Ideally your CD system would refuse to deploy commits signed with keys it doesn't recognise, but I've never seen that implemented.


In Gentoo, I believe we already reject pushing unsigned commits.


SBOM/chain of custody all the way back to an individual doing a commit.


This is the opposite of a specific threat vector


Software supply chain attacks not specific enough?


Not in terms of specific threat model.


Threat: attacker can commit malicious code to a repository by impersonation.

Mitigation: verify commit signatures.


I have a similar setup with Bitwarden. I've managed GPG keys manually for commit/tag signing before and switched to a consolidated setup using SSH keys for almost everything.
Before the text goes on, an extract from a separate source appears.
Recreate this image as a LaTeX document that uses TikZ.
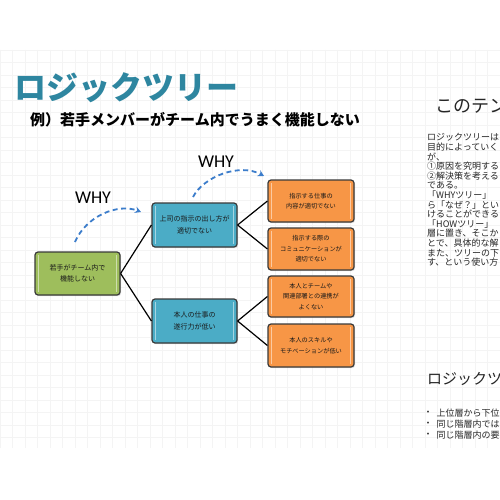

Managing GPG keys on multiple computers was hell. Forwarding SSH agent changed how I distribute my keys, and helped reduce the amount of places keys are distributed to and kept in memory.
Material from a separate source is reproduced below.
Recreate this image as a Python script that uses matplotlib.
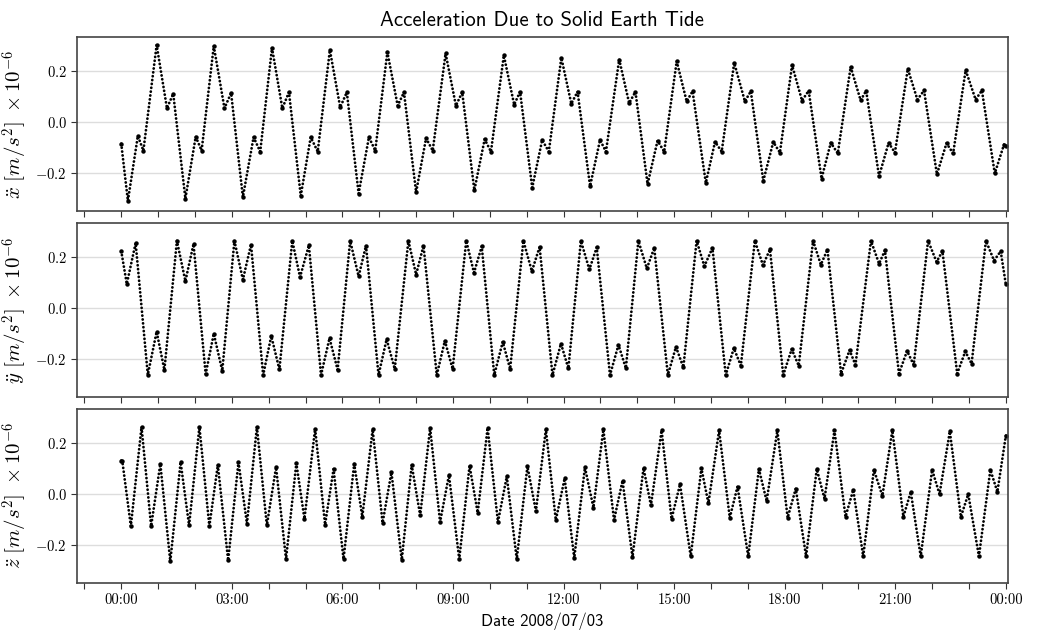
import numpy as np
import pandas as pd
import matplotlib.pyplot as plt
import matplotlib.dates as mdates
from matplotlib.ticker import FuncFormatter

# hours after 2008-07-03 00:00 and acceleration (1e-6 m/s^2)
x_hours = [0.00, 0.18, 0.45, 0.60, 0.96, 1.24, 1.41, 1.74, 2.02, 2.18, 2.51, 2.80, 2.98,
           3.30, 3.59, 3.77, 4.09, 4.37, 4.55, 4.87, 5.14, 5.33, 5.66, 5.94, 6.12, 6.44,
           6.72, 6.89, 7.22, 7.50, 7.67, 8.00, 8.27, 8.45, 8.80, 9.08, 9.25, 9.58, 9.86,
           10.03, 10.38, 10.66, 10.82, 11.15, 11.42, 11.60, 11.94, 12.21, 12.38, 12.72,
           12.99, 13.15, 13.51, 13.78, 13.95, 14.28, 14.55, 14.73, 15.07, 15.34, 15.50,
           15.86, 16.11, 16.29, 16.63, 16.92, 17.08, 17.42, 17.69, 17.87, 18.20, 18.47,
           18.65, 19.00, 19.25, 19.44, 19.79, 20.06, 20.21, 20.56, 20.82, 20.99, 21.34,
           21.60, 21.78, 22.13, 22.39, 22.57, 22.91, 23.18, 23.35, 23.70, 23.95, 24.00]
x_acc = [-0.085, -0.310, -0.054, -0.112, 0.304, 0.055, 0.112, -0.301, -0.057, -0.112, 0.300,
         0.055, 0.115, -0.295, -0.059, -0.116, 0.293, 0.055, 0.118, -0.290, -0.059, -0.116,
         0.284, 0.059, 0.118, -0.281, -0.059, -0.112, 0.276, 0.065, 0.118, -0.276, -0.063,
         -0.112, 0.271, 0.065, 0.118, -0.268, -0.067, -0.116, 0.263, 0.069, 0.120, -0.258,
         -0.070, -0.116, 0.254, 0.073, 0.120, -0.252, -0.070, -0.116, 0.247, 0.075, 0.120,
         -0.244, -0.073, -0.116, 0.240, 0.082, 0.122, -0.239, -0.077, -0.116, 0.234, 0.082,
         0.122, -0.231, -0.078, -0.120, 0.225, 0.085, 0.124, -0.222, -0.081, -0.123, 0.218,
         0.086, 0.124, -0.213, -0.081, -0.120, 0.210, 0.089, 0.125, -0.205, -0.083, -0.123,
         0.205, 0.089, 0.125, -0.202, -0.088, -0.095]

y_hours = [0.00, 0.15, 0.39, 0.72, 0.96, 1.17, 1.51, 1.74, 1.96, 2.29, 2.51, 2.74, 3.07,
           3.30, 3.52, 3.85, 4.07, 4.29, 4.64, 4.85, 5.09, 5.42, 5.65, 5.87, 6.21, 6.44,
           6.64, 6.98, 7.20, 7.42, 7.79, 8.00, 8.20, 8.56, 8.78, 8.99, 9.36, 9.57, 9.78,
           10.12, 10.35, 10.55, 10.91, 11.14, 11.35, 11.70, 11.93, 12.13, 12.47, 12.70,
           12.90, 13.26, 13.49, 13.69, 14.03, 14.26, 14.46, 14.83, 15.05, 15.25, 15.61,
           15.82, 16.04, 16.40, 16.62, 16.81, 17.19, 17.41, 17.60, 17.96, 18.19, 18.38,
           18.77, 18.98, 19.16, 19.53, 19.76, 19.92, 20.34, 20.56, 20.72, 21.10, 21.32,
           21.50, 21.89, 22.12, 22.28, 22.68, 22.90, 23.07, 23.46, 23.68, 23.86, 24.00]
y_acc = [0.224, 0.095, 0.256, -0.263, -0.093, -0.244, 0.265, 0.106, 0.252, -0.260, -0.101,
         -0.247, 0.265, 0.112, 0.250, -0.264, -0.110, -0.242, 0.265, 0.122, 0.247, -0.264,
         -0.119, -0.243, 0.265, 0.125, 0.246, -0.264, -0.123, -0.240, 0.265, 0.132, 0.246,
         -0.264, -0.129, -0.240, 0.265, 0.139, 0.243, -0.264, -0.133, -0.240, 0.265, 0.145,
         0.241, -0.264, -0.140, -0.238, 0.265, 0.152, 0.239, -0.264, -0.145, -0.237, 0.265,
         0.156, 0.237, -0.264, -0.153, -0.234, 0.265, 0.165, 0.237, -0.264, -0.158, -0.227,
         0.265, 0.169, 0.231, -0.264, -0.162, -0.227, 0.265, 0.171, 0.230, -0.258, -0.166,
         -0.224, 0.265, 0.175, 0.227, -0.258, -0.169, -0.224, 0.265, 0.182, 0.224, -0.258,
         -0.171, -0.219, 0.265, 0.187, 0.224, 0.093]

z_hours = [0.00, 0.03, 0.26, 0.55, 0.81, 1.06, 1.33, 1.61, 1.84, 2.12, 2.39, 2.62, 2.90,
           3.18, 3.41, 3.68, 3.95, 4.20, 4.47, 4.75, 4.97, 5.26, 5.53, 5.76, 6.03, 6.32,
           6.54, 6.82, 7.09, 7.33, 7.61, 7.88, 8.11, 8.38, 8.65, 8.89, 9.17, 9.45, 9.67,
           9.94, 10.22, 10.46, 10.73, 11.02, 11.25, 11.52, 11.79, 12.03, 12.29, 12.58,
           12.81, 13.08, 13.37, 13.60, 13.87, 14.17, 14.37, 14.66, 14.93, 15.16, 15.45,
           15.74, 15.93, 16.22, 16.51, 16.72, 17.01, 17.30, 17.51, 17.80, 18.08, 18.30,
           18.58, 18.87, 19.08, 19.35, 19.65, 19.86, 20.13, 20.42, 20.65, 20.92, 21.22,
           21.42, 21.69, 22.00, 22.20, 22.48, 22.78, 22.98, 23.27, 23.58, 23.77, 24.00]
z_acc = [0.131, 0.128, -0.127, 0.264, -0.127, 0.118, -0.266, 0.125, -0.124, 0.264, -0.127,
         0.114, -0.262, 0.125, -0.117, 0.264, -0.124, 0.105, -0.257, 0.121, -0.098, 0.257,
         -0.121, 0.098, -0.257, 0.118, -0.090, 0.254, -0.114, 0.085, -0.260, 0.114, -0.085,
         0.260, -0.111, 0.074, -0.257, 0.111, -0.074, 0.260, -0.111, 0.069, -0.257, 0.109,
         -0.068, 0.254, -0.103, 0.061, -0.253, 0.105, -0.054, 0.254, -0.103, 0.052, -0.249,
         0.102, -0.045, 0.250, -0.098, 0.038, -0.246, 0.101, -0.037, 0.250, -0.094, 0.029,
         -0.246, 0.098, -0.028, 0.250, -0.094, 0.021, -0.246, 0.098, -0.019, 0.250, -0.090,
         0.016, -0.246, 0.095, -0.008, 0.250, -0.090, 0.008, -0.246, 0.095, -0.001, 0.246,
         -0.090, -0.001, -0.246, 0.095, 0.008, 0.230]

labels = [r"$\ddot{x}\ [m/s^2]\ \times 10^{-6}$",
          r"$\ddot{y}\ [m/s^2]\ \times 10^{-6}$",
          r"$\ddot{z}\ [m/s^2]\ \times 10^{-6}$"]

plt.rcParams["font.family"] = "cmr10"
plt.rcParams["mathtext.fontset"] = "cm"
plt.rcParams["axes.unicode_minus"] = False

day = pd.Timestamp("2008-07-03")


def to_dates(hours):
    return day + pd.to_timedelta(np.array(hours), unit="h")


fig, axes = plt.subplots(3, 1, figsize=(10.41, 6.30), dpi=100, sharex=True, sharey=True)
fig.subplots_adjust(left=0.074, right=0.968, top=0.941, bottom=0.075, hspace=0.069)

series = [(x_hours, x_acc), (y_hours, y_acc), (z_hours, z_acc)]
for ax, (hours, acc), lab in zip(axes, series, labels):
    t = to_dates(hours)
    ax.plot(t, acc, color="k", lw=2.0, linestyle=(0, (0.05, 1.35)),
            dash_capstyle="round", solid_joinstyle="round")
    ax.plot(t, acc, "o", color="k", ms=3.2, mew=0)
    ax.set_ylabel(lab, fontsize=15)
    ax.grid(axis="y", color="#dddddd", lw=1)
    ax.set_axisbelow(True)
    ax.set_yticks([-0.2, 0.0, 0.2])
    ax.yaxis.set_major_formatter(FuncFormatter(lambda v, p: r"$\mathrm{%.1f}$" % v))
    ax.tick_params(axis="both", which="both", direction="out", length=4, width=0.8,
                   labelsize=10.5, colors="#333333", labelcolor="k")
    for sp in ax.spines.values():
        sp.set_color("#444444")
        sp.set_linewidth(1.2)

axes[0].set_ylim(-0.35, 0.335)
axes[0].set_xlim(day - pd.Timedelta(hours=1.2), day + pd.Timedelta(hours=24.05))
axes[2].xaxis.set_major_locator(mdates.HourLocator(byhour=range(0, 24, 3)))
axes[2].xaxis.set_minor_locator(mdates.HourLocator())
axes[2].xaxis.set_major_formatter(mdates.DateFormatter("%H:%M"))
axes[2].set_xlabel("Date 2008/07/03", fontfamily="cmss10", fontsize=12)
axes[0].set_title("Acceleration Due to Solid Earth Tide", fontfamily="cmss10", fontsize=15, pad=8)

plt.savefig("out.png", dpi=100)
I've been meaning to write about that workflow because it really streamlined how I manage keys.


Honestly, I don't get the point of it. SSH keys, unlike PGP keys, are meant to be disposable and don't carry any identity information. If anything, I'd rather use my PGP keys with SSH (an option available for about a decade I think).
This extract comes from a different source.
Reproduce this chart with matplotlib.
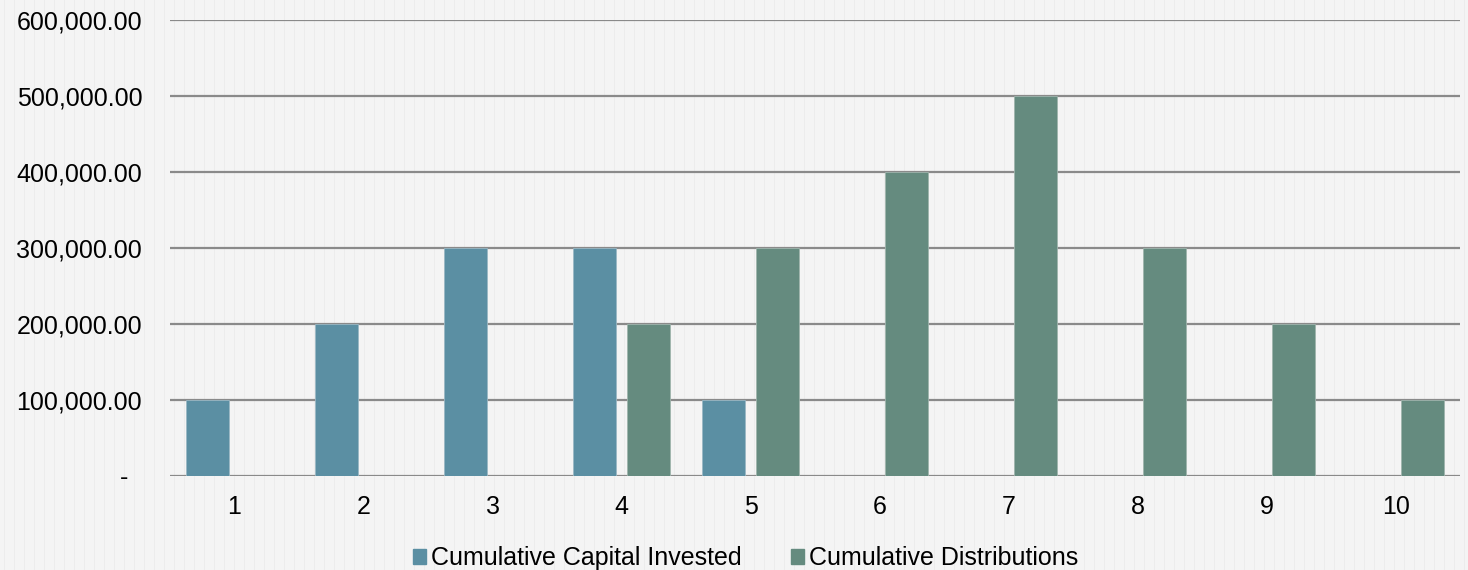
import matplotlib.pyplot as plt
from matplotlib.ticker import FuncFormatter
from matplotlib.patches import Patch
import numpy as np

plt.rcParams['font.family'] = ['Liberation Sans', 'DejaVu Sans']

# data
years = ['1', '2', '3', '4', '5', '6', '7', '8', '9', '10']
capital_invested = [100000, 200000, 300000, 300000, 100000, 0, 0, 0, 0, 0]
distributions = [0, 0, 0, 200000, 300000, 400000, 500000, 300000, 200000, 100000]

blue = '#5b8fa3'
green = '#658b7f'
bg = '#f4f4f4'

fig = plt.figure(figsize=(14.68, 5.70), dpi=100, facecolor=bg)

# faint vertical stripe texture of the background
bgax = fig.add_axes([0, 0, 1, 1], zorder=0)
bgax.set_xlim(0, 1468)
bgax.set_ylim(0, 570)
for xs in np.arange(4, 1468, 10):
    bgax.axvline(xs, color='#ececec', lw=0.7)
bgax.axis('off')

ax = fig.add_axes([0.1158, 0.165, 0.8788, 0.8], zorder=1)
ax.patch.set_visible(False)

x = np.arange(len(years))
w = 0.333
ax.bar(x - 0.21, capital_invested, w, color=blue, edgecolor='#9ab8c4', lw=0.6, zorder=3)
ax.bar(x + 0.21, distributions, w, color=green, edgecolor='#9fb5ad', lw=0.6, zorder=3)

ax.set_xlim(-0.5, len(years) - 0.5)
ax.set_ylim(0, 600000)
ax.set_yticks(np.arange(0, 600001, 100000))
ax.yaxis.set_major_formatter(FuncFormatter(lambda v, p: '-  ' if v == 0 else f'{v:,.2f}'))
ax.set_xticks(x)
ax.set_xticklabels(years)
ax.grid(axis='y', color='#8a8a8a', lw=1.6, zorder=1)
ax.tick_params(axis='y', length=0, pad=20, labelsize=18, colors='black')
ax.tick_params(axis='x', length=0, pad=14, labelsize=18, colors='black')
for s in ax.spines.values():
    s.set_visible(False)

handles = [Patch(color=blue, label='Cumulative Capital Invested'),
           Patch(color=green, label='Cumulative Distributions')]
fig.legend(handles=handles, loc='lower center', bbox_to_anchor=(0.508, -0.04), ncol=2,
           frameon=False, fontsize=18, handlelength=0.5, handleheight=0.5,
           handletextpad=0.2, columnspacing=2.0)

fig.savefig('out.png', dpi=100, facecolor=bg)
People don't get the security concepts. Probably, just a lot of people wanted signed commits because they somehow "better", but couldn't get PGP to work.

But they use SSH keys to push to GitHub anyway, so someone added the option to use SSH keys to sign Git commits. Now everyone can have a green "Verified" symbol on their commits.

It's worth less, but it looks better!


Checklist security in a nutshell.

Does it have a checkmark? Yes? Must be secure then.


Most users are using `git` with some sort of server, and authenticating their development system(s) to that server with SSH. Git-over-SSH support is built in to `git`. Using the same key to that already identifies and authenticates you to the server is more convenient than needing a second, parallel PKI set up.